# Delivery



## rbrittr (Nov 7, 2019)

I take delivery of my new Model S Plaid at the end of the month. As a newbie, what should I program into the car before I leave the dealership for home?


----------



## FRC (Aug 4, 2018)

Unless you have hundreds of miles to drive home, I wouldn't worry about "programming" anything. Set your mirrors and seat and head home. Then go through all the menus and settings in the unhurried comfort of your own garage. It'll likely take 2-3 weeks to be fully comfortable that you've got everything set where you want it.


----------



## rbrittr (Nov 7, 2019)

Thank you. Just 90 miles to home.


----------



## Mr. Spacely (Feb 28, 2019)

The Tesla rep should sit in the car with you to help you get some of the basics set before you leave...


----------



## rbrittr (Nov 7, 2019)

Mr.

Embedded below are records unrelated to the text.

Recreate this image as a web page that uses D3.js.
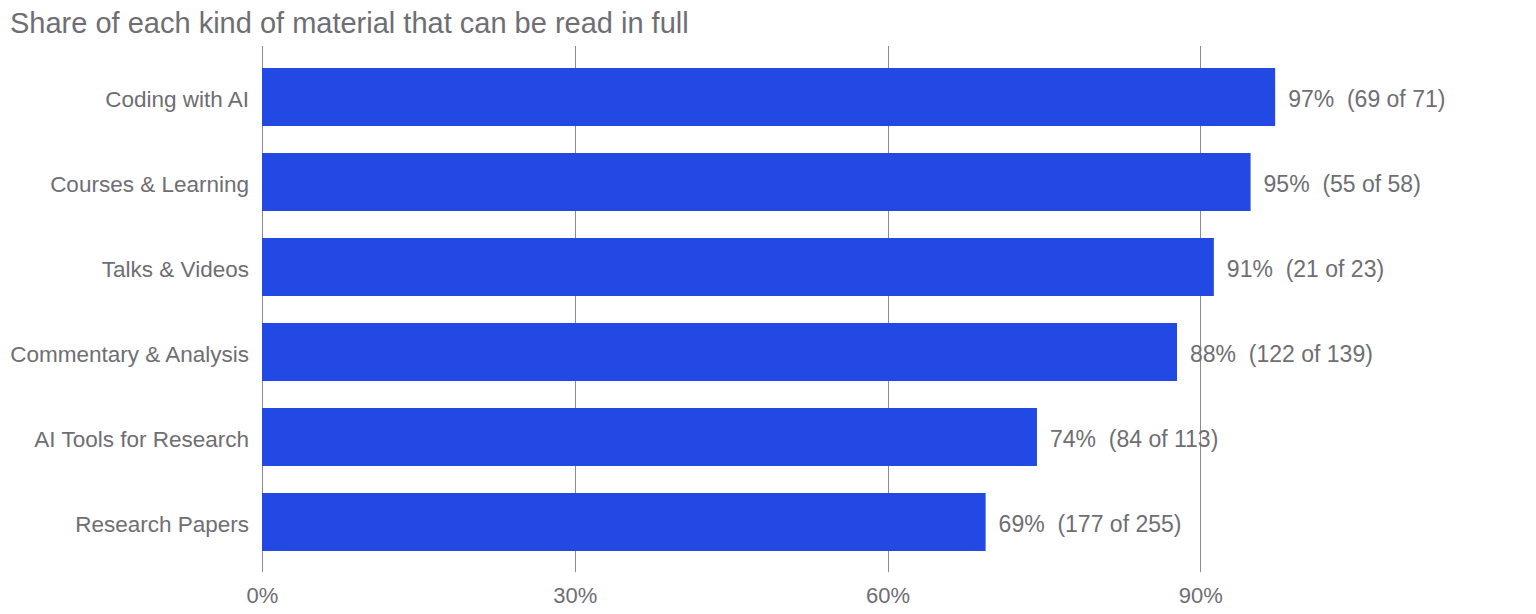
<!DOCTYPE html>
<html>
<head>
<meta charset="utf-8">
<script src="https://cdn.jsdelivr.net/npm/d3@7"></script>
<style>
  body { margin: 0; background: #fff; }
  text { font-family: "Liberation Sans", Arial, sans-serif; fill: #6e6e73; }
</style>
</head>
<body>
<div id="chart"></div>
<script>
// chart data
var categories = ["Coding with AI", "Courses & Learning", "Talks & Videos",
                  "Commentary & Analysis", "AI Tools for Research", "Research Papers"];
var readable = [69, 55, 21, 122, 84, 177];
var totals = [71, 58, 23, 139, 113, 255];
var tickValues = [0, 0.3, 0.6, 0.9];

var svgWidth = 1536, svgHeight = 614;
var margin = { top: 46, bottom: 42, left: 262, right: 24 };

var data = categories.map(function (c, i) {
    return { name: c, n: readable[i], total: totals[i], share: readable[i] / totals[i] };
});

var svg = d3.select("#chart").append("svg")
    .attr("width", svgWidth)
    .attr("height", svgHeight);

var xScale = d3.scaleLinear()
    .domain([0, 1.2])
    .range([margin.left, margin.left + 1251]);

var yScale = d3.scaleBand()
    .domain(categories)
    .range([68, 551])
    .paddingInner(27 / 85)
    .paddingOuter(0);

// title
svg.append("text")
    .attr("x", 10)
    .attr("y", 33)
    .attr("font-size", "29px")
    .text("Share of each kind of material that can be read in full");

// gridlines
svg.append("g").selectAll("line")
    .data(tickValues)
    .enter()
    .append("line")
    .attr("x1", d => Math.round(xScale(d)) + 0.5)
    .attr("x2", d => Math.round(xScale(d)) + 0.5)
    .attr("y1", margin.top)
    .attr("y2", svgHeight - margin.bottom)
    .attr("stroke", "#8c8c8c")
    .attr("stroke-width", 1);

// x axis tick labels
var xAxis = d3.axisBottom(xScale)
    .tickValues(tickValues)
    .tickFormat(d3.format(".0%"))
    .tickSize(0)
    .tickPadding(0);

var xAxisGroup = svg.append("g")
    .attr("transform", `translate(0, ${svgHeight - margin.bottom + 15})`)
    .call(xAxis);
xAxisGroup.select(".domain").remove();
xAxisGroup.selectAll("text")
    .attr("font-size", "22px")
    .attr("font-family", null)
    .attr("fill", null);

// bars
svg.append("g").selectAll("rect")
    .data(data)
    .enter()
    .append("rect")
    .attr("x", xScale(0))
    .attr("y", d => yScale(d.name))
    .attr("width", d => xScale(d.share) - xScale(0))
    .attr("height", yScale.bandwidth())
    .attr("fill", "#2349e5");

// category labels
var yAxis = d3.axisLeft(yScale).tickSize(0).tickPadding(13);
var yAxisGroup = svg.append("g")
    .attr("transform", `translate(${margin.left}, 0)`)
    .call(yAxis);
yAxisGroup.select(".domain").remove();
yAxisGroup.selectAll("text")
    .attr("font-size", "22.5px")
    .attr("dy", "0.43em")
    .attr("font-family", null)
    .attr("fill", null);

// value labels
svg.append("g").selectAll("text")
    .data(data)
    .enter()
    .append("text")
    .attr("x", d => xScale(d.share) + 13)
    .attr("y", d => yScale(d.name) + yScale.bandwidth() / 2)
    .attr("dy", "0.43em")
    .attr("font-size", "23px")
    .style("white-space", "pre")
    .text(d => d3.format(".0%")(d.share) + "  (" + d.n + " of " + d.total + ")");
</script>
</body>
</html>
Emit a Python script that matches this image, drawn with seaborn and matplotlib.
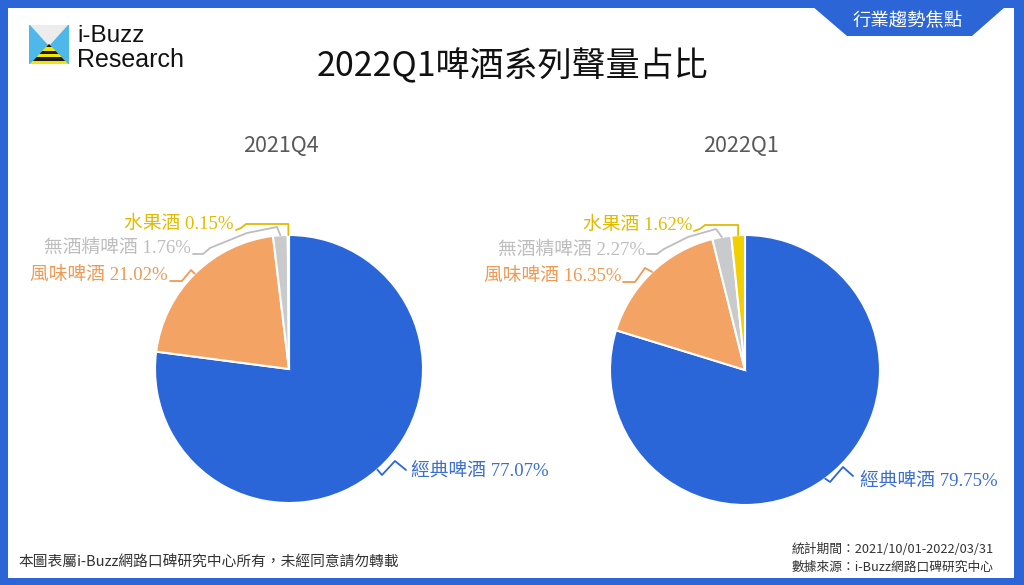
import numpy as np
import matplotlib
matplotlib.use('Agg')
import matplotlib.pyplot as plt
import seaborn as sns
from matplotlib.patches import Polygon, Rectangle

# ---------------- data ----------------
periods = ['2021Q4', '2022Q1']
categories = ['經典啤酒', '風味啤酒', '無酒精啤酒', '水果酒']
share_2021q4 = [77.07, 21.02, 1.76, 0.15]
share_2022q1 = [79.75, 16.35, 2.27, 1.62]

title = '2022Q1啤酒系列聲量占比'
banner = '行業趨勢焦點'
footer_left = '本圖表屬i-Buzz網路口碑研究中心所有，未經同意請勿轉載'
footer_right = ['統計期間：2021/10/01-2022/03/31', '數據來源：i-Buzz網路口碑研究中心']

# ---------------- style ----------------
sns.set_theme(style='white')
CJK = 'Noto Sans CJK TC'
plt.rcParams['font.family'] = [CJK, 'DejaVu Sans']

pie_colors = sns.color_palette(['#2B66D8', '#F3A363', '#C9CACC', '#F2CF00'])
text_colors = ['#3A6ED6', '#EE9A55', '#BDBDBD', '#E2BB00']
FRAME = '#2C66D6'

W, H = 1024, 585
fig = plt.figure(figsize=(W / 100, H / 100), dpi=100)
fig.patch.set_facecolor('white')
ax = fig.add_axes([0, 0, 1, 1])


def Y(y):
    return H - y


def P(pts):
    return [(x, Y(y)) for x, y in pts]


# pies: center (px), radius, label layout
layouts = [
    dict(center=(289, 369), r=134, title_x=281,
         text=[(411, 472, 'left'), (168, 275, 'right'), (191, 248, 'right'), (234, 224, 'right')],
         lead=[[(382, 475), (395, 461), (406, 470)],
               [(191, 270), (182, 281), (170, 281)],
               [(277, 227), (247, 233), (210, 248), (203, 254), (193, 254)],
               [None, (246, 224), (241, 228), (236, 230)]],
         top=224),
    dict(center=(745, 370), r=135, title_x=741,
         text=[(860, 482, 'left'), (621, 276, 'right'), (645, 250, 'right'), (692, 225, 'right')],
         lead=[[(830, 482), (843, 467), (853, 476)],
               [(645, 268), (635, 282), (623, 282)],
               [(716, 229), (688, 237), (664, 249), (657, 254), (647, 254)],
               [None, (705, 225), (700, 229), (694, 231)]],
         top=225),
]

for period, values, lay in zip(periods, [share_2021q4, share_2022q1], layouts):
    cx, cy = lay['center']
    r = lay['r']
    wedges, _ = ax.pie(values, center=(cx, Y(cy)), radius=r, startangle=90,
                       counterclock=False, colors=pie_colors,
                       wedgeprops=dict(edgecolor='white', linewidth=1.5))
    ax.text(lay['title_x'], Y(146), period, ha='center', va='center',
            fontsize=15.5, color='#595959', family=[CJK])
    for i, (w, cat, val) in enumerate(zip(wedges, categories, values)):
        mid = np.deg2rad((w.theta1 + w.theta2) / 2)
        ax_x = cx + r * np.cos(mid)
        ax_y = Y(cy) + r * np.sin(mid)
        pts = [(ax_x, ax_y)]
        for p in lay['lead'][i]:
            if p is None:
                pts.append((ax_x, Y(lay['top'])))
            else:
                pts.append((p[0], Y(p[1])))
        xs, ys = zip(*pts)
        ax.plot(xs, ys, color=text_colors[i] if i != 0 else pie_colors[0],
                lw=1.3, solid_joinstyle='round')
        tx, ty, ha = lay['text'][i]
        ax.text(tx, Y(ty), f'{cat} {val:.2f}%', ha=ha, va='center', fontsize=13.5,
                color=text_colors[i], family=['Liberation Serif', CJK])

# title
ax.text(512, Y(67), title, ha='center', va='center', fontsize=24.5, color='#111111',
        family=[CJK])

# frame
ax.add_patch(Rectangle((0, Y(8)), W, 8, color=FRAME, lw=0))
ax.add_patch(Rectangle((0, 0), 8, H, color=FRAME, lw=0))
ax.add_patch(Rectangle((1014, 0), 10, H, color=FRAME, lw=0))
ax.add_patch(Rectangle((0, 0), W, H - 578, color=FRAME, lw=0))
ax.add_patch(Polygon(P([(805, 0), (847, 36), (972, 36), (1013, 0)]), closed=True,
                     color=FRAME, lw=0))
ax.text(908, Y(21), banner, ha='center', va='center', fontsize=13.2, color='white',
        family=[CJK])

# logo icon
x0, x1, y0, y1 = 29, 69, 25, 64
xm, ym = (x0 + x1) / 2, 46
ax.add_patch(Polygon(P([(x0, y0), (x1, y0), (x1, y1), (x0, y1)]), color='#4FB8EA', lw=0))
ax.add_patch(Polygon(P([(x0 + 1, y0), (x1 - 1, y0), (xm, ym)]), color='#ECECEC', lw=0))
tri = Polygon(P([(x0 + 1, y1), (x1 - 1, y1), (xm, ym - 2)]), color='#F5E400', lw=0)
ax.add_patch(tri)
band_colors = ['#1A1A1A', '#F5E400', '#1A1A1A', '#F5E400', '#1A1A1A', '#F5E400']
band_h = (y1 - (ym - 2)) / len(band_colors)
for k, c in enumerate(band_colors):
    top = (ym - 2) + k * band_h
    stripe = Rectangle((x0, Y(top + band_h)), x1 - x0, band_h, color=c, lw=0)
    ax.add_patch(stripe)
    stripe.set_clip_path(tri)
ax.text(77, Y(36), 'i-Buzz', ha='left', va='center', fontsize=17.5, color='#111111',
        family=['Liberation Sans'])
ax.text(77, Y(60), 'Research', ha='left', va='center', fontsize=18, color='#111111',
        family=['Liberation Sans'])

# footers
ax.text(18, Y(563), footer_left, ha='left', va='center', fontsize=10.6, color='#333333',
        family=[CJK, 'DejaVu Sans'])
ax.text(792, Y(549), footer_right[0], ha='left', va='center', fontsize=9.2, color='#333333',
        family=[CJK])
ax.text(792, Y(567), footer_right[1], ha='left', va='center', fontsize=9.2, color='#333333',
        family=[CJK])

ax.set_xlim(0, W)
ax.set_ylim(0, H)
ax.set_aspect('auto')
ax.axis('off')

fig.savefig('out.png', dpi=100, facecolor='white')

Spacely said:


> The Tesla rep should sit in the car with you to help you get some of the basics set before you leave...


Thank you. Just don't know in times of COVID they do that anymore.


----------



## Mr. Spacely (Feb 28, 2019)

rbrittr said:


> Thank you. Just don't know in times of COVID they do that anymore.


I think it is time to move on from using Covid as an excuse for poor customer service. Anyone who wants a vaccine has gotten one. We know how to treat it now and cases peaked seven weeks ago...


----------